How Brake Calipers Work:
Calipers are part of a disc brake system. A caliper squeezes the pads against both sides of the rotor when the brake is applied. When the driver’s foot presses on the brake pedal hydraulic pressure is generated and moves from the master cylinder to each brake caliper. Fluid pressure inside the caliper then pushes one or more pistons in outward to apply the brakes. This forces the brake pads to push against the brake rotors. The brake pad has a block of friction material fastened to a metal backing plate. This material wears out after many stops, requiring the brakes to be serviced.
The piston inside the caliper has two rubber seals: the outer seal (dust boot) and the inner seal (square cut seal). The outer seal prevents debris and moisture while the inner seal traps brake fluid. The inner seal helps the piston to be retracted when the pedal is released.

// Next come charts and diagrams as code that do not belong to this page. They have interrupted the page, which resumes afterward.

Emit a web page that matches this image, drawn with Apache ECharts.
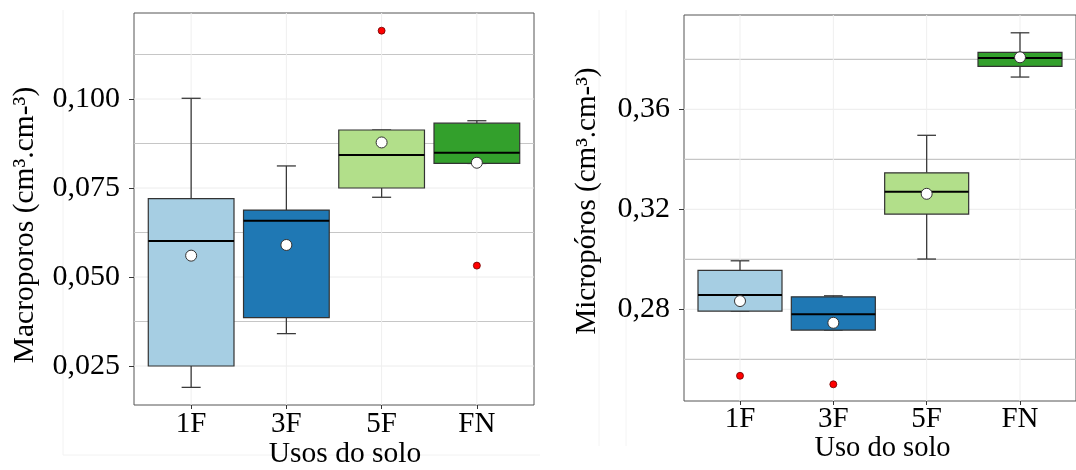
<!DOCTYPE html>
<html>
<head>
<meta charset="utf-8">
<script src="https://cdn.jsdelivr.net/npm/echarts@6/dist/echarts.min.js"></script>
<style>
html,body{margin:0;padding:0;background:#fff;}
#chart{width:1076px;height:470px;}
</style>
</head>
<body>
<div id="chart"></div>
<script>
// ---------- data ----------
const categories = ['1F', '3F', '5F', 'FN'];
const boxColors = ['#A6CEE3', '#1F78B4', '#B2DF8A', '#33A02C'];

// Left panel: Macroporos
const macroLow    = [0.0190, 0.0341, 0.0724, 0.0819];
const macroQ1     = [0.0250, 0.0386, 0.0750, 0.0819];
const macroMedian = [0.0601, 0.0658, 0.0843, 0.0849];
const macroQ3     = [0.0720, 0.0688, 0.0913, 0.0932];
const macroHigh   = [0.1002, 0.0812, 0.0913, 0.0939];
const macroMean   = [0.0560, 0.0590, 0.0878, 0.0821];
const macroOutlierCat = ['5F', 'FN'];
const macroOutlierVal = [0.1192, 0.0532];
const macroTicks = [0.025, 0.050, 0.075, 0.100];
const macroMinor = [0.0375, 0.0625, 0.0875, 0.1125];

// Right panel: Micropóros
const microLow    = [0.2793, 0.2717, 0.3001, 0.3729];
const microQ1     = [0.2793, 0.2717, 0.3181, 0.3772];
const microMedian = [0.2857, 0.2780, 0.3270, 0.3805];
const microQ3     = [0.2956, 0.2850, 0.3346, 0.3828];
const microHigh   = [0.2994, 0.2854, 0.3496, 0.3906];
const microMean   = [0.2833, 0.2746, 0.3262, 0.3808];
const microOutlierCat = ['1F', '3F'];
const microOutlierVal = [0.2534, 0.2500];
const microTicks = [0.28, 0.32, 0.36];
const microMinor = [0.26, 0.30, 0.34, 0.38];

// ---------- helpers ----------
const FONT = '"Liberation Serif", "Times New Roman", serif';
const catPos = categories.map((c, i) => i + 1);

function gridLineSeries(idx, majors, minors) {
  const data = [];
  majors.forEach(v => data.push([v, 0]));
  minors.forEach(v => data.push([v, 1]));
  catPos.forEach(x => data.push([x, 2]));
  return {
    type: 'custom', xAxisIndex: idx, yAxisIndex: idx, z: 1, silent: true,
    data: data,
    renderItem: function (params, api) {
      const cs = params.coordSys;
      const v = api.value(0), kind = api.value(1);
      if (kind === 2) {
        const px = api.coord([v, 0])[0];
        return { type: 'line', shape: { x1: px, y1: cs.y, x2: px, y2: cs.y + cs.height },
          style: { stroke: '#efefef', lineWidth: 1 } };
      }
      const py = api.coord([1, v])[1];
      return { type: 'line', shape: { x1: cs.x, y1: py, x2: cs.x + cs.width, y2: py },
        style: { stroke: kind === 1 ? '#c6c6c6' : '#ececec', lineWidth: kind === 1 ? 1.2 : 1 } };
    }
  };
}

function boxSeries(idx, low, q1, med, q3, high) {
  const data = categories.map((c, i) => [i + 1, low[i], q1[i], med[i], q3[i], high[i], i]);
  return {
    type: 'custom', xAxisIndex: idx, yAxisIndex: idx, z: 3, silent: true,
    data: data,
    renderItem: function (params, api) {
      const x = api.value(0);
      const ci = api.value(6);
      const pL = api.coord([x, api.value(1)]);
      const pQ1 = api.coord([x, api.value(2)]);
      const pM = api.coord([x, api.value(3)]);
      const pQ3 = api.coord([x, api.value(4)]);
      const pH = api.coord([x, api.value(5)]);
      const xl = api.coord([x - 0.45, 0])[0], xr = api.coord([x + 0.45, 0])[0];
      const cl = api.coord([x - 0.1, 0])[0], cr = api.coord([x + 0.1, 0])[0];
      const cx = pM[0];
      const wStyle = { stroke: '#3a3a3a', lineWidth: 1.3 };
      return {
        type: 'group',
        children: [
          { type: 'line', shape: { x1: cx, y1: pQ3[1], x2: cx, y2: pH[1] }, style: wStyle },
          { type: 'line', shape: { x1: cx, y1: pQ1[1], x2: cx, y2: pL[1] }, style: wStyle },
          { type: 'line', shape: { x1: cl, y1: pH[1], x2: cr, y2: pH[1] }, style: wStyle },
          { type: 'line', shape: { x1: cl, y1: pL[1], x2: cr, y2: pL[1] }, style: wStyle },
          { type: 'rect', shape: { x: xl, y: pQ3[1], width: xr - xl, height: pQ1[1] - pQ3[1] },
            style: { fill: boxColors[ci], stroke: '#333', lineWidth: 1.2 } },
          { type: 'line', shape: { x1: xl, y1: pM[1], x2: xr, y2: pM[1] },
            style: { stroke: '#000', lineWidth: 2 } }
        ]
      };
    }
  };
}

function meanSeries(idx, means) {
  return {
    type: 'scatter', xAxisIndex: idx, yAxisIndex: idx, z: 5, silent: true,
    symbol: 'circle', symbolSize: 11,
    itemStyle: { color: '#ffffff', borderColor: '#333', borderWidth: 1, opacity: 1 },
    data: means.map((m, i) => [i + 1, m])
  };
}
function outlierSeries(idx, cats, vals) {
  return {
    type: 'scatter', xAxisIndex: idx, yAxisIndex: idx, z: 5, silent: true,
    symbol: 'circle', symbolSize: 7,
    itemStyle: { color: '#ff0000', borderColor: '#6b0000', borderWidth: 0.8, opacity: 1 },
    data: cats.map((c, i) => [categories.indexOf(c) + 1, vals[i]])
  };
}

function xAxisDef(idx, margin) {
  return {
    type: 'value', gridIndex: idx, min: 0.4, max: 4.6,
    axisLine: { show: false },
    splitLine: { show: false },
    axisTick: { show: true, customValues: catPos, length: 4, lineStyle: { color: '#333' } },
    axisLabel: { customValues: catPos, margin: margin, fontFamily: FONT, fontSize: 29, color: '#000',
      formatter: v => categories[Math.round(v) - 1] }
  };
}
function yAxisDef(idx, min, max, ticks, digits, size, offsetY) {
  return {
    type: 'value', gridIndex: idx, min: min, max: max,
    axisLine: { show: false },
    splitLine: { show: false },
    axisTick: { show: true, customValues: ticks, length: 5, lineStyle: { color: '#333' } },
    axisLabel: { customValues: ticks, margin: 14, fontFamily: FONT, fontSize: size, color: '#000',
      padding: [offsetY, 0, 0, 0],
      formatter: v => v.toFixed(digits).replace('.', ',') }
  };
}

const chart = echarts.init(document.getElementById('chart'), null, { renderer: 'canvas' });
chart.setOption({
  animation: false,
  backgroundColor: '#ffffff',
  grid: [
    { left: 134, top: 13, width: 400, height: 392, show: true, borderColor: '#555', borderWidth: 1, backgroundColor: 'transparent' },
    { left: 684, top: 15, width: 405, height: 386, show: true, borderColor: '#555', borderWidth: 1, backgroundColor: 'transparent' }
  ],
  xAxis: [xAxisDef(0, 5), xAxisDef(1, 4)],
  yAxis: [
    yAxisDef(0, 0.01405, 0.12416, macroTicks, 3, 30, 3),
    yAxisDef(1, 0.24332, 0.39772, microTicks, 2, 30, 6)
  ],
  graphic: [
    { type: 'line', z: -10, shape: { x1: 63, y1: 10, x2: 63, y2: 455 }, style: { stroke: '#f2f2f2', lineWidth: 1 } },
    { type: 'line', z: -10, shape: { x1: 63, y1: 455, x2: 540, y2: 455 }, style: { stroke: '#f2f2f2', lineWidth: 1 } },
    { type: 'line', z: -10, shape: { x1: 599, y1: 10, x2: 599, y2: 446 }, style: { stroke: '#f4f4f4', lineWidth: 1 } },
    { type: 'line', z: -10, shape: { x1: 626, y1: 10, x2: 626, y2: 446 }, style: { stroke: '#f4f4f4', lineWidth: 1 } },
    { type: 'text', x: 25.5, y: 225, rotation: Math.PI / 2,
      style: { text: 'Macroporos (cm³.cm-³)', fontFamily: FONT, fontSize: 29.5, fill: '#000', align: 'center', verticalAlign: 'middle' } },
    { type: 'text', x: 345, y: 454,
      style: { text: 'Usos do solo', fontFamily: FONT, fontSize: 29.5, fill: '#000', align: 'center', verticalAlign: 'middle' } },
    { type: 'text', x: 587.5, y: 201, rotation: Math.PI / 2,
      style: { text: 'Micropóros (cm³.cm-³)', fontFamily: FONT, fontSize: 29, fill: '#000', align: 'center', verticalAlign: 'middle' } },
    { type: 'text', x: 882.5, y: 449,
      style: { text: 'Uso do solo', fontFamily: FONT, fontSize: 28.5, fill: '#000', align: 'center', verticalAlign: 'middle' } }
  ],
  series: [
    gridLineSeries(0, macroTicks, macroMinor),
    boxSeries(0, macroLow, macroQ1, macroMedian, macroQ3, macroHigh),
    meanSeries(0, macroMean),
    outlierSeries(0, macroOutlierCat, macroOutlierVal),
    gridLineSeries(1, microTicks, microMinor),
    boxSeries(1, microLow, microQ1, microMedian, microQ3, microHigh),
    meanSeries(1, microMean),
    outlierSeries(1, microOutlierCat, microOutlierVal)
  ]
});
</script>
</body>
</html>
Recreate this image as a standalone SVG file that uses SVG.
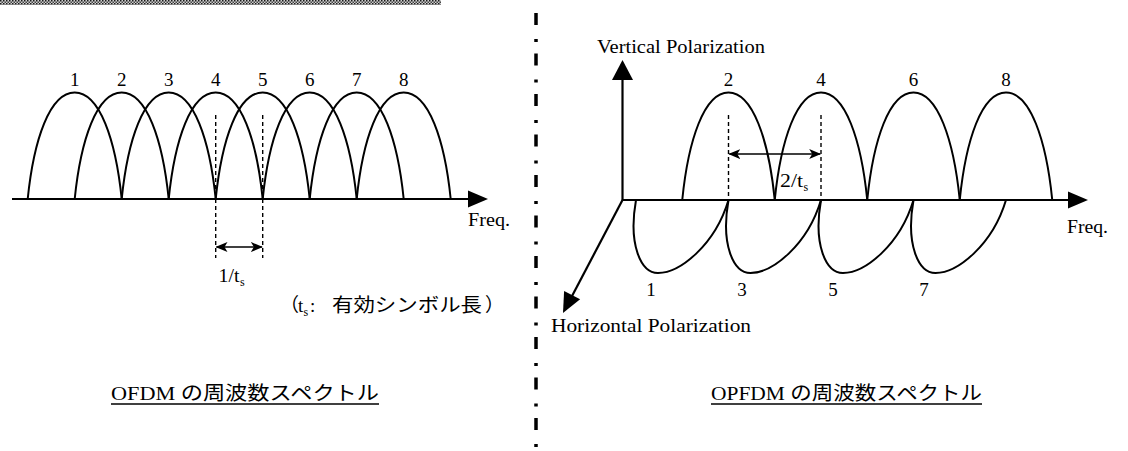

If the bushings on a floating caliper are rusty, worn or damaged, the caliper may stick causing the pads to drag and wear unevenly. A “sticky” or “frozen” caliper can also cause the brake to drag if the caliper does not allow enough movement to release the brake.
This Week at V&F:
A customer brought in their 2006 Nissan Xterra concerned that their brakes were grinding. Our technician took the Xterra on a road test to verify the customer’s concern. The technician confirmed the noise and continued his visual inspection on the vehicle. It was concluded that the rear calipers had become frozen and the piston was broken. The left rear caliper pistons had broken off and jammed into the rotors (no pad left). The right rear caliper was stuck on and the pads were metal to metal.
For the customer’s safety, we recommended a complete Rear Disc Brake Job. We installed rear brake pads, removed and replaced the rotors and calipers, along with inspected the brake hoses. In addition, we repacked the wheel bearings and topped off the brake fluid. The customer’s Xterra is now safe and stopping properly!